En cuanto cruzamos la frontera que divide Hungría y Rumania nos dimos cuenta de que estábamos entrando a un país con problemas: vacas bloqueando el camino, gente meneando trapos en la carretera invitándote a su comedero y, por supuesto, patrocinios de Coca-cola por todos lados (todos lo saben: a mayor cantidad de patrocinios de Coca-cola mayores niveles de jodidor, la fórmula rara vez falla). Todo era tan disfuncional que nos sentimos como en casa.
Nuestro corazón latino se calentó aún más cuando el que nos rentó el coche nos contó (después de enterarse de que éramos mexicanos) que las telenovelas eran muy populares en Rumania, que su abuela estaba enamorada de Eduardo Palomo y que en su casa todo se detenía a la hora que pasaban Corazón salvaje. Le dije amistosamente que Rumania podría ser un país latinoamericano, pero nuestro amigo no dijo nada, sino que cortó la chorcha, se tornó muy profesional y siguió hablando de las características del coche.
“¿Se habrá enojado porque dije que Rumania podría ser un país latinoamericano?” le pregunté a Ruy mientras nos encaminábamos a Cluj Napoca. “No sé si se enojó, pero definitivamente no le pareció chistín”, me dijo. Tuvimos que dejar de discutir al respecto porque, de pronto, nos encontramos frente a un verdadero show color pastel: el camino nos llevó por un pueblo en el que parecía haber un concurso de arquitectura exótica. Las fachadas eran un amasijo de columnas dóricas de tirol, esculturas de angelitos de yeso, acabados rococó de aluminio y vidrios verduzcos polarizados; los estilos eran bastante eclécticos, pero en su mayoría eran caricaturas de templos griegos y castillos medievales.
Habíamos dejado la cámara en la cajuela, así que cuando llegamos a nuestro hospedaje le preguntamos a nuestro anfitrión sobre en nombre del pueblo donde estaban esas casas para regresar a tomarles unas fotos. Nos explicó que eran casas de gitanos, que lo que veíamos eran solamente fachadas, pues la gente vivía en unas casuchas detrás de éstas. Nos dijo que en realidad no había nada que ver, que mejor visitáramos algo que valiera la pena como las antiguas iglesias ortodoxas de Cluj Napoca, la mina de sal o a la garganta de Turda. Sus cejitas fruncidas y los movimientos agitados de su cabeza dijeron lo demás. Ruy y yo nos volteamos a ver con la cola entre las patas, sabíamos que, otra vez, habíamos entrado en terrenos sensibles.
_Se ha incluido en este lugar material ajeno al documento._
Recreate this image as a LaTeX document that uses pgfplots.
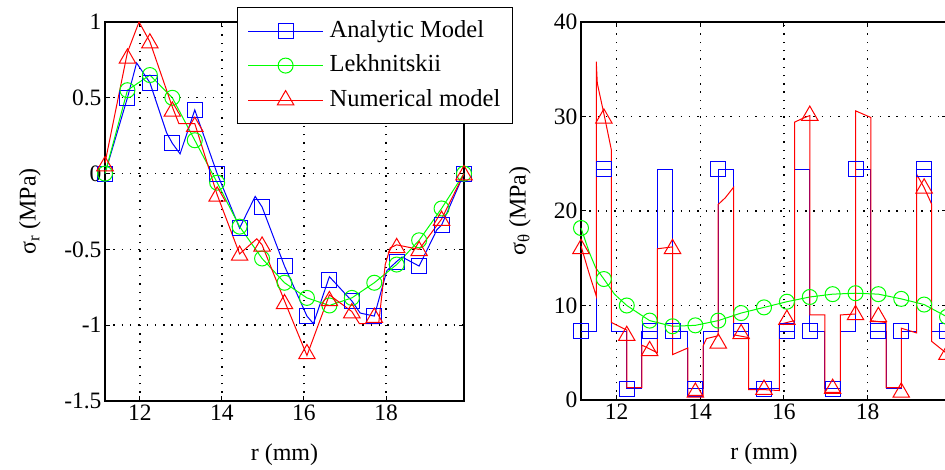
\documentclass[border=0pt]{standalone}
\usepackage{fontspec}
\setmainfont{Liberation Serif}
\usepackage{pgfplots}
\pgfplotsset{compat=1.18}

\definecolor{mblue}{rgb}{0,0,1}
\definecolor{mgreen}{rgb}{0,1,0}
\definecolor{mred}{rgb}{1,0,0}

\pgfplotsset{
  myaxis/.style={
    scale only axis,
    xmin=11.15, xmax=19.9,
    xtick={12,14,16,18},
    xticklabels={12,14,16,18},
    tick align=inside, tick pos=both,
    major tick length=5pt,
    grid=major,
    major grid style={black, line width=1.4pt, dash pattern=on 1.4pt off 6.9pt},
    axis line style={black, line width=1.3pt},
    every tick/.style={black, line width=1pt},
    tick label style={font=\fontsize{23.5}{26}\selectfont},
    label style={font=\fontsize{24}{28}\selectfont},
    /pgf/number format/assume math mode=true,
    clip=false,
    xlabel={r (mm)},
    xlabel style={at={(axis description cs:0.5,-0.142)}, anchor=center},
  },
  bl/.style={mblue, line width=1pt},
  gl/.style={mgreen, line width=1pt},
  rl/.style={mred, line width=1pt},
  bm/.style={mblue, line width=1pt, only marks, mark=square, mark size=7.5pt},
  gm/.style={mgreen, line width=1pt, only marks, mark=o, mark size=7.5pt},
  rm/.style={mred, line width=1pt, only marks, mark=triangle, mark size=9.5pt},
}

\begin{document}
\begin{tikzpicture}
\useasboundingbox (0,0) rectangle (945pt,470pt);

% ---------------- left panel ----------------
\begin{axis}[myaxis,
  at={(105pt,69pt)}, anchor=south west,
  width=359pt, height=379pt,
  ymin=-1.5, ymax=1,
  ytick={-1.5,-1,-0.5,0,0.5,1},
  yticklabels={-1.5,-1,-0.5,0,0.5,1},
  ylabel={σ\textsubscript{r} (MPa)},
  ylabel style={at={(axis description cs:-0.209,0.5)}, anchor=center},
  legend image code/.code={\draw[mark repeat=2,mark phase=2,#1] plot coordinates {(0pt,0pt) (37.5pt,0pt) (75pt,0pt)};},
  legend cell align=left,
  legend style={at={(axis description cs:0.3677,1.0396)}, anchor=north west,
    draw=black, line width=1.2pt, fill=white,
    font=\fontsize{24.5}{28}\selectfont,
    inner xsep=10pt, inner ysep=10.5pt,
    row sep=8.5pt, column sep=4pt,
    nodes={inner sep=2pt, text height=17pt, text depth=5pt}},
]
\addlegendimage{mblue, line width=1pt, mark=square, mark size=7.5pt}
\addlegendentry{Analytic Model}
\addlegendimage{mgreen, line width=1pt, mark=o, mark size=7.5pt}
\addlegendentry{Lekhnitskii}
\addlegendimage{mred, line width=1pt, mark=triangle, mark size=9.5pt}
\addlegendentry{Numerical model\hspace{14pt}}

\addplot[bl, forget plot] coordinates {
(11.150,0.00) (11.697,0.50) (11.92,0.73) (12.244,0.60) (12.65,0.27) (12.791,0.20)
(12.98,0.13) (13.338,0.42) (13.884,0.00) (14.431,-0.36) (14.81,-0.15) (14.978,-0.22)
(15.525,-0.61) (16.072,-0.94) (16.23,-0.99) (16.619,-0.68) (17.166,-0.84) (17.37,-0.92)
(17.713,-0.94) (18.02,-0.64) (18.259,-0.58) (18.39,-0.55) (18.806,-0.61) (19.24,-0.37)
(19.353,-0.34) (19.900,0.00)};
\addplot[bm, forget plot] coordinates {
(11.150,0.00) (11.697,0.50) (12.244,0.60) (12.791,0.20) (13.338,0.42) (13.884,0.00)
(14.431,-0.36) (14.978,-0.22) (15.525,-0.61) (16.072,-0.94) (16.619,-0.70) (17.166,-0.84)
(17.713,-0.94) (18.259,-0.58) (18.806,-0.61) (19.353,-0.34) (19.900,0.00)};

\addplot[gl, forget plot] coordinates {
(11.150,0.00) (11.697,0.55) (12.244,0.65) (12.791,0.50) (13.338,0.22) (13.884,-0.06)
(14.431,-0.35) (14.978,-0.56) (15.525,-0.72) (16.072,-0.82) (16.619,-0.87) (17.166,-0.82)
(17.713,-0.72) (18.259,-0.60) (18.806,-0.44) (19.353,-0.23) (19.900,0.00)};
\addplot[gm, forget plot] coordinates {
(11.150,0.00) (11.697,0.55) (12.244,0.65) (12.791,0.50) (13.338,0.22) (13.884,-0.06)
(14.431,-0.35) (14.978,-0.56) (15.525,-0.72) (16.072,-0.82) (16.619,-0.87) (17.166,-0.82)
(17.713,-0.72) (18.259,-0.60) (18.806,-0.44) (19.353,-0.23) (19.900,0.00)};

\addplot[rl, forget plot] coordinates {
(11.150,0.07) (11.697,0.80) (11.98,1.00) (12.244,0.87) (12.791,0.44) (12.95,0.33)
(13.338,0.33) (13.884,-0.14) (14.431,-0.53) (14.85,-0.43) (14.978,-0.47) (15.525,-0.84)
(16.072,-1.20) (16.619,-0.80) (17.166,-0.91) (17.35,-0.99) (17.82,-0.99) (17.98,-0.60)
(18.10,-0.49) (18.259,-0.47) (18.806,-0.50) (19.353,-0.30) (19.900,0.00)};
\addplot[rm, forget plot] coordinates {
(11.150,0.05) (11.697,0.76) (12.244,0.86) (12.791,0.41) (13.338,0.31) (13.884,-0.15)
(14.431,-0.54) (14.978,-0.48) (15.525,-0.86) (16.072,-1.19) (16.619,-0.84) (17.166,-0.92)
(17.713,-0.95) (18.259,-0.49) (18.806,-0.51) (19.353,-0.31) (19.900,-0.01)};
\end{axis}

% ---------------- right panel ----------------
\begin{axis}[myaxis,
  at={(581pt,70pt)}, anchor=south west,
  width=366pt, height=378pt,
  ymin=0, ymax=40,
  ytick={0,10,20,30,40},
  yticklabels={0,10,20,30,40},
  ylabel={σ\textsubscript{θ} (MPa)},
  ylabel style={at={(axis description cs:-0.167,0.5)}, anchor=center},
]
\addplot[bl] coordinates {
(11.150,7.3) (11.515,7.3) (11.515,24.4) (11.879,24.4) (11.879,7.3) (12.244,7.3)
(12.244,1.2) (12.608,1.2) (12.608,7.3) (12.973,7.3) (12.973,24.4) (13.338,24.4)
(13.338,7.3) (13.702,7.3) (13.702,1.2) (14.067,1.2) (14.067,7.3) (14.431,7.3)
(14.431,24.4) (14.796,24.4) (14.796,7.3) (15.160,7.3) (15.160,1.2) (15.890,1.2)
(15.890,7.3) (16.254,7.3) (16.254,24.4) (16.619,24.4) (16.619,7.3) (16.983,7.3)
(16.983,1.2) (17.348,1.2) (17.348,7.3) (17.713,7.3) (17.713,24.4) (18.077,24.4)
(18.077,7.3) (18.442,7.3) (18.442,1.2) (18.806,1.2) (18.806,7.3) (19.171,7.3)
(19.171,24.4) (19.535,24.4) (19.535,7.3) (19.900,7.3)};
\addplot[bm] coordinates {
(11.150,7.3) (11.697,24.4) (12.244,1.2) (12.791,7.3) (13.338,7.3) (13.884,1.2)
(14.431,24.4) (14.978,7.3) (15.525,1.2) (16.072,7.3) (16.619,7.3) (17.166,1.2)
(17.713,24.4) (18.259,7.3) (18.806,7.3) (19.353,24.4) (19.900,7.3)};

\addplot[gl] coordinates {
(11.150,18.2) (11.35,15.6) (11.50,14.0) (11.697,12.8) (11.95,11.2) (12.244,10.0)
(12.791,8.4) (13.338,7.8) (13.884,7.9) (14.431,8.4) (14.978,9.2) (15.525,9.8)
(16.072,10.4) (16.619,10.9) (17.166,11.2) (17.713,11.3) (18.259,11.2) (18.806,10.7)
(19.353,10.1) (19.900,8.8)};
\addplot[gm] coordinates {
(11.150,18.2) (11.697,12.8) (12.244,10.0) (12.791,8.4) (13.338,7.8) (13.884,7.9)
(14.431,8.4) (14.978,9.2) (15.525,9.8) (16.072,10.4) (16.619,10.9) (17.166,11.2)
(17.713,11.3) (18.259,11.2) (18.806,10.7) (19.353,10.1) (19.900,8.8)};

\addplot[rl] coordinates {
(11.150,16.3) (11.33,13.6) (11.515,11.0) (11.515,35.8) (11.54,33.5) (11.697,30.3)
(11.879,26.4) (11.879,8.2) (12.244,7.4) (12.244,1.3) (12.608,1.3) (12.608,5.8)
(12.973,5.0) (12.973,16.0) (13.338,16.2) (13.338,4.8) (13.702,5.5) (13.702,0.5)
(14.067,0.5) (14.067,5.7) (14.15,6.5) (14.431,6.8) (14.431,20.7) (14.60,21.4)
(14.796,22.5) (14.796,6.9) (15.160,6.6) (15.160,1.1) (15.525,1.1) (15.890,1.0)
(15.890,8.0) (16.254,8.4) (16.254,29.4) (16.45,29.8) (16.619,30.1) (16.619,9.0)
(16.983,9.0) (16.983,0.8) (17.348,0.8) (17.348,9.0) (17.713,9.1) (17.713,30.6)
(18.077,29.9) (18.077,8.4) (18.442,8.2) (18.442,1.3) (18.806,1.3) (18.806,7.6)
(19.171,7.1) (19.171,23.9) (19.35,22.5) (19.535,20.7) (19.535,6.2) (19.900,4.9)};
\addplot[rm] coordinates {
(11.150,16.0) (11.697,29.8) (12.244,6.8) (12.791,5.2) (13.338,16.0) (13.884,0.8)
(14.431,6.0) (14.978,7.0) (15.525,1.1) (16.072,8.5) (16.619,30.1) (17.166,1.2)
(17.713,9.0) (18.259,8.8) (18.806,0.8) (19.353,22.4) (19.900,4.8)};
\end{axis}
\end{tikzpicture}
\end{document}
Finalmente fuimos a las iglesias ortodoxas, a la garganta de Turda y a la mina de sal–que en realidad era un parque de atracciones de lo más marciano–tal y como nos recomendó nuestro anfitrión, y aunque ya no nos dio tiempo de regresar a fotografiar las fabulosas casas gitanas, aprendimos que Rumania también cuenta con una fachada de acabados muy europeos y que a sus habitantes no les gusta que nadie se asome a ver la casita de atrás, donde viven peleando como cualquier familia latinoamericana.